Clone Independence is satisfied by most MCA versions. In fact, even the stronger Independence of irrelevant alternatives is satisfied by MCA-A, MCA-P, MCA-M, and MCA-S. Clone independence is satisfied along with the weaker and related ISDA by MCA-IR and MCA-AR, if ISDA-compliant Condorcet methods (ie, Schulze) are used to choose the two "finalists". Using simpler methods (such as MCA itself) to decide the finalists, MCA-IR and MCA-AR are not clone independent.

The Later-no-help criterion and the Favorite Betrayal criterion are satisfied by MCA-P. They're also satisfied by MCA-AR if MCA-P is used to pick the two finalists.

The Participation and Summability criterion are not satisfied by any MCA variant, although MCA-P only fails Participation if the additional vote causes an approval majority.

None of the methods satisfy Later-no-harm.

All of the methods are matrix-summable for counting at the precinct level. Only MCA-IR actually requires a matrix (or, possibly two counting rounds), and is thus "summable for k=2" ; the others require only O(N) tallies, and are thus "summable for k=1".

Thus, the method which satisfies the most criteria is MCA-AR, using Schulze over the ballots to select one finalist and MCA-P to select the other. Also notable are MCA-M and MCA-P, which, as rated methods (and thus ones which fail Arrow's ranking-based Universality Criterion), are able to seem to "violate Arrow's Theorem" by simultaneously satisfying monotonicity and independence of irrelevant alternatives (as well as of course sovereignty and non-dictatorship).

Imagine that Tennessee is having an election on the location of its capital. The population of Tennessee is concentrated around its four major cities, which are spread throughout the state. For this example, suppose that the entire electorate lives in these four cities, and that everyone wants to live as near the capital as possible.

The candidates for the capital are:

• Memphis, the state's largest city, with 42% of the voters, but located far from the other cities
• Nashville, with 26% of the voters, near the center of Tennessee
• Knoxville, with 17% of the voters
• Chattanooga, with 15% of the voters

The preferences of the voters would be divided like this:

Assume half of voters in each city rate one city preferred, two cities approved, and one city unapproved; and half rate one preferred, one approved, and two unapproved.

There is no preferred majority winner. Therefore approved votes are added. This moves Nashville and Chatanooga above 50%, so a winner can be determined. All the given resolution methods would pick Nashville.

Various strategy attempts are possible in this scenario, but all would likely fail. If the eastern and western halves of the state both strategically refused to approve each other, in an attempt by the eastern half to pick Chatanooga, Nashville would still win.

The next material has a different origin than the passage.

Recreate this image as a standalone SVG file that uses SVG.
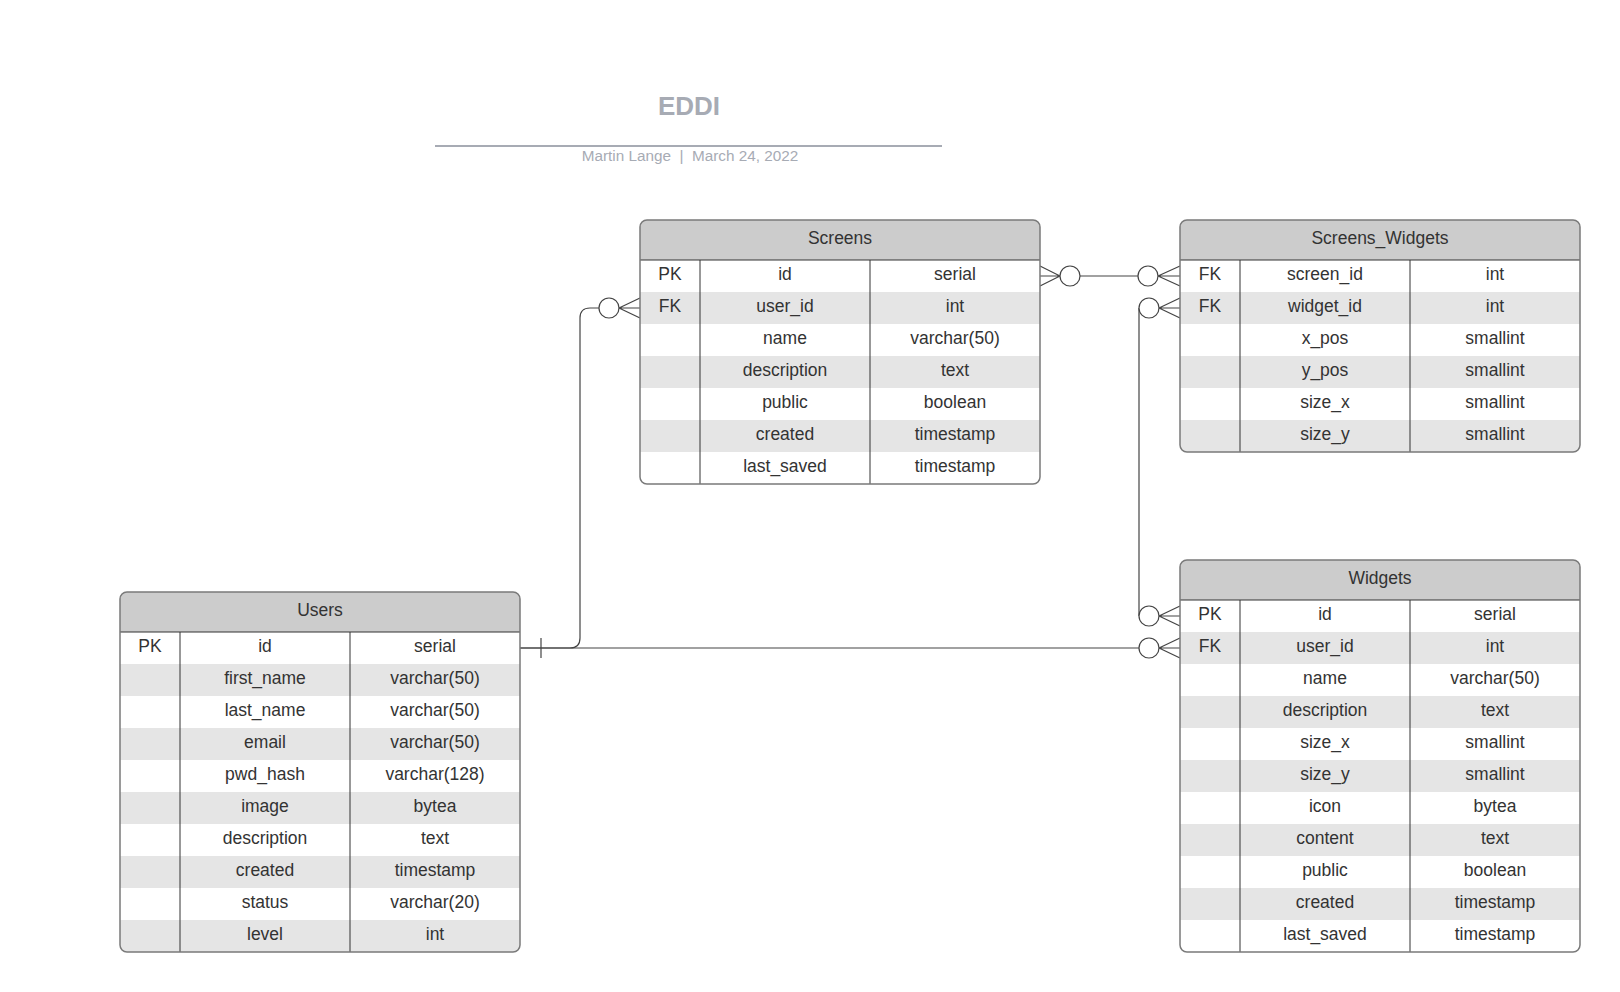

If Memphis, Nashville, and Chatanooga all bullet-voted in the hopes of winning, most Knoxville voters would probably extend approval as far as Nashville to prevent a win by Memphis, and/or at least a few Memphis voters (>8% overall, out of 42%) would approve Nashville to stop Chatanooga from winning. Either one of these secondary groups would be enough to ensure a Nashville win in any of the MCA variants.